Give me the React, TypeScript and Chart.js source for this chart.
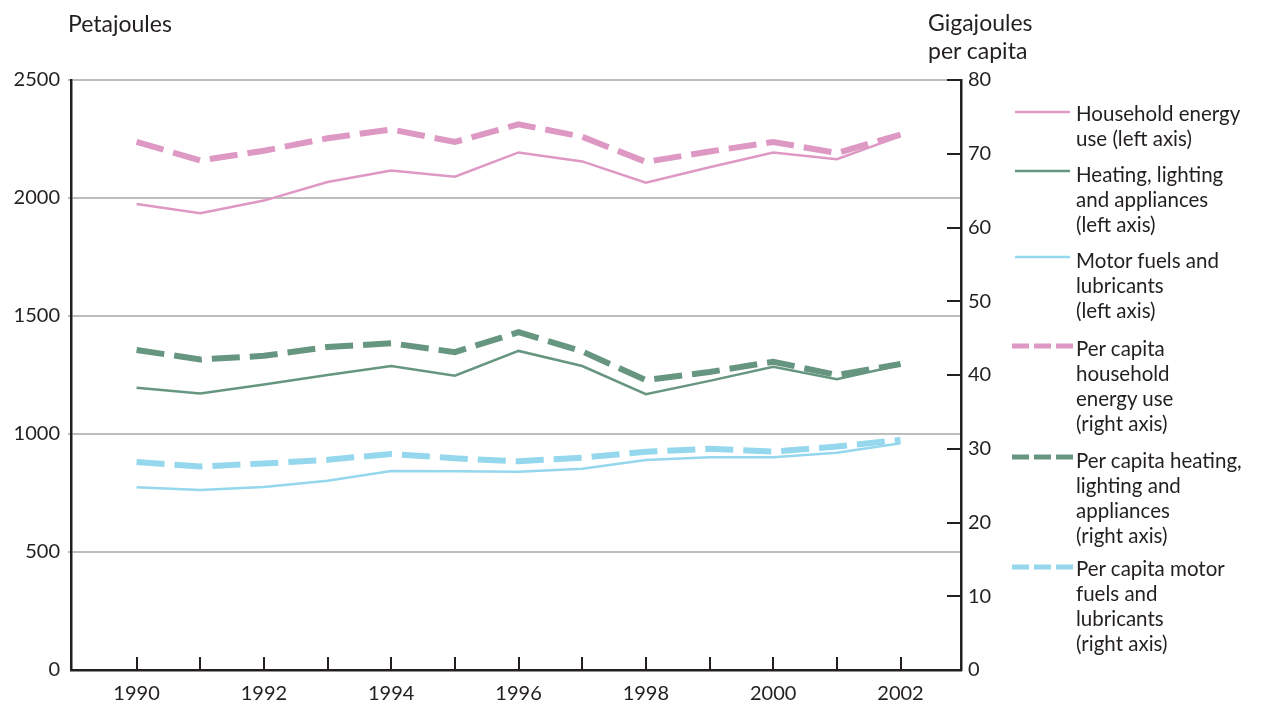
import React, { useEffect, useRef } from "react";
import { Chart, registerables } from "chart.js";

Chart.register(...registerables);

const years = [1990, 1991, 1992, 1993, 1994, 1995, 1996, 1997, 1998, 1999, 2000, 2001, 2002];
const householdUse = [1975, 1935, 1989, 2068, 2116, 2090, 2193, 2155, 2065, 2130, 2193, 2164, 2262];
const heatingUse = [1196, 1172, 1210, 1250, 1288, 1247, 1352, 1288, 1169, 1225, 1285, 1232, 1292];
const motorUse = [774, 763, 775, 802, 843, 842, 840, 853, 890, 901, 901, 921, 961];
const pcHousehold = [71.6, 69.1, 70.4, 72.1, 73.3, 71.6, 74.0, 72.3, 68.9, 70.3, 71.6, 70.1, 72.6];
const pcHeating = [43.4, 42.1, 42.6, 43.8, 44.3, 43.1, 45.8, 43.2, 39.3, 40.4, 41.8, 40.0, 41.5];
const pcMotor = [28.2, 27.6, 28.0, 28.5, 29.3, 28.7, 28.3, 28.8, 29.6, 30.0, 29.6, 30.3, 31.2];
const leftTicks = [0, 500, 1000, 1500, 2000, 2500];
const rightTicks = [0, 10, 20, 30, 40, 50, 60, 70, 80];
const labelYears = [1990, 1992, 1994, 1996, 1998, 2000, 2002];

const PINK = "#de98c4";
const GREEN = "#679680";
const BLUE = "#95d7ed";
const TEXT = "#231f20";
const FONT = "Lato, 'Noto Sans', sans-serif";

const legendItems = [
  { lines: ["Household energy", "use (left axis)"], color: PINK, dashed: false, top: 100.5, sy: 112 },
  { lines: ["Heating, lighting", "and appliances", "(left axis)"], color: GREEN, dashed: false, top: 161.5, sy: 171 },
  { lines: ["Motor fuels and", "lubricants", "(left axis)"], color: BLUE, dashed: false, top: 247.5, sy: 257 },
  { lines: ["Per capita", "household", "energy use", "(right axis)"], color: PINK, dashed: true, top: 335.5, sy: 346 },
  { lines: ["Per capita heating,", "lighting and", "appliances", "(right axis)"], color: GREEN, dashed: true, top: 447.5, sy: 457 },
  { lines: ["Per capita motor", "fuels and", "lubricants", "(right axis)"], color: BLUE, dashed: true, top: 556, sy: 567 },
];

const toPoints = (vals: number[]) => years.map((y, i) => ({ x: y, y: vals[i] }));

const tickPlugin = {
  id: "innerTicks",
  afterDraw(chart: any) {
    const ctx = chart.ctx;
    const xs = chart.scales.x;
    const yr = chart.scales.y1;
    const area = chart.chartArea;
    ctx.save();
    ctx.strokeStyle = TEXT;
    ctx.lineWidth = 2;
    ctx.beginPath();
    years.forEach((y) => {
      const px = Math.round(xs.getPixelForValue(y));
      ctx.moveTo(px, area.bottom);
      ctx.lineTo(px, area.bottom - 13);
    });
    rightTicks.forEach((v) => {
      if (v === 0) return;
      const py = Math.round(yr.getPixelForValue(v));
      ctx.moveTo(area.right - 14, py);
      ctx.lineTo(area.right, py);
    });
    ctx.stroke();
    ctx.restore();
  },
};

export default function App() {
  const ref = useRef<HTMLCanvasElement | null>(null);

  useEffect(() => {
    if (!ref.current) return;
    const solid = (label: string, vals: number[], color: string) => ({
      label,
      data: toPoints(vals),
      borderColor: color,
      backgroundColor: color,
      borderWidth: 2.5,
      pointRadius: 0,
      tension: 0,
      yAxisID: "y",
      order: 1,
    });
    const dashed = (label: string, vals: number[], color: string) => ({
      label,
      data: toPoints(vals),
      borderColor: color,
      backgroundColor: color,
      borderWidth: 6,
      borderDash: [28, 10],
      borderCapStyle: "butt",
      pointRadius: 0,
      tension: 0,
      yAxisID: "y1",
      order: 0,
    });
    const chart = new Chart(ref.current, {
      type: "line",
      data: {
        datasets: [
          solid("Household energy use (left axis)", householdUse, PINK),
          solid("Heating, lighting and appliances (left axis)", heatingUse, GREEN),
          solid("Motor fuels and lubricants (left axis)", motorUse, BLUE),
          dashed("Per capita household energy use (right axis)", pcHousehold, PINK),
          dashed("Per capita heating, lighting and appliances (right axis)", pcHeating, GREEN),
          dashed("Per capita motor fuels and lubricants (right axis)", pcMotor, BLUE),
        ] as any,
      },
      options: {
        animation: false,
        responsive: false,
        maintainAspectRatio: false,
        layout: { padding: { top: 80, left: 0, right: 0, bottom: 0 } },
        plugins: { legend: { display: false }, tooltip: { enabled: false } },
        scales: {
          x: {
            type: "linear",
            min: 1988.97,
            max: 2002.95,
            afterFit: (s: any) => { s.height = 34; },
            afterBuildTicks: (s: any) => { s.ticks = labelYears.map((v) => ({ value: v })); },
            ticks: {
              autoSkip: false,
              maxRotation: 0,
              includeBounds: false,
              padding: 4,
              color: TEXT,
              font: { family: FONT, size: 20 },
              callback: (v: any) => String(v),
            },
            grid: { display: false },
            border: { display: true, color: TEXT, width: 2.5 },
          },
          y: {
            position: "left",
            min: 0,
            max: 2500,
            afterFit: (s: any) => { s.width = 71; },
            afterBuildTicks: (s: any) => { s.ticks = leftTicks.map((v) => ({ value: v })); },
            ticks: { padding: 8, color: TEXT, font: { family: FONT, size: 20 }, callback: (v: any) => String(v) },
            grid: {
              color: (c: any) => (c.tick && c.tick.value === 0 ? "rgba(0,0,0,0)" : "#bdbdbd"),
              lineWidth: 2,
              tickLength: 3,
            },
            border: { display: true, color: TEXT, width: 2.5 },
          },
          y1: {
            position: "right",
            min: 0,
            max: 80,
            afterFit: (s: any) => { s.width = 1263 - 961; },
            afterBuildTicks: (s: any) => { s.ticks = rightTicks.map((v) => ({ value: v })); },
            ticks: { padding: 7, color: TEXT, font: { family: FONT, size: 20 }, callback: (v: any) => String(v) },
            grid: { drawOnChartArea: false, drawTicks: false },
            border: { display: true, color: TEXT, width: 2.5 },
          },
        } as any,
      },
      plugins: [tickPlugin],
    });
    return () => chart.destroy();
  }, []);

  const textStyle: React.CSSProperties = {
    position: "absolute",
    fontFamily: FONT,
    fontSize: 20.5,
    lineHeight: "25px",
    color: TEXT,
    whiteSpace: "nowrap",
  };

  return (
    <div style={{ position: "fixed", left: 0, top: 0, width: 1263, height: 704, background: "#fff" }}>
      <canvas ref={ref} width={1263} height={704} style={{ position: "absolute", left: 0, top: 0 }} />
      <div style={{ ...textStyle, fontSize: 23, lineHeight: "28px", left: 68, top: 8.5 }}>Petajoules</div>
      <div style={{ ...textStyle, fontSize: 23, left: 928, top: 8, lineHeight: "28px" }}>
        Gigajoules
        <br />
        per capita
      </div>
      <svg width={1263} height={704} style={{ position: "absolute", left: 0, top: 0, pointerEvents: "none" }}>
        {legendItems.map((it, i) =>
          it.dashed ? (
            <line key={i} x1={1012} x2={1073} y1={it.sy} y2={it.sy} stroke={it.color} strokeWidth={5} strokeDasharray="17 5" />
          ) : (
            <line key={i} x1={1015} x2={1070} y1={it.sy} y2={it.sy} stroke={it.color} strokeWidth={2.5} />
          )
        )}
      </svg>
      {legendItems.map((it, i) => (
        <div key={i} style={{ ...textStyle, left: 1076, top: it.top }}>
          {it.lines.map((l, j) => (
            <div key={j}>{l}</div>
          ))}
        </div>
      ))}
    </div>
  );
}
+ + + + + + +
### [REQUIREMENT]
Quote, please, every line of the material above from its start through the line that has "Chart.register(...registerables);", reproducing the words exactly and dropping any images.

### [EXPECTED ANSWER]
Give me the React, TypeScript and Chart.js source for this chart.
import React, { useEffect, useRef } from "react";
import { Chart, registerables } from "chart.js";

Chart.register(...registerables);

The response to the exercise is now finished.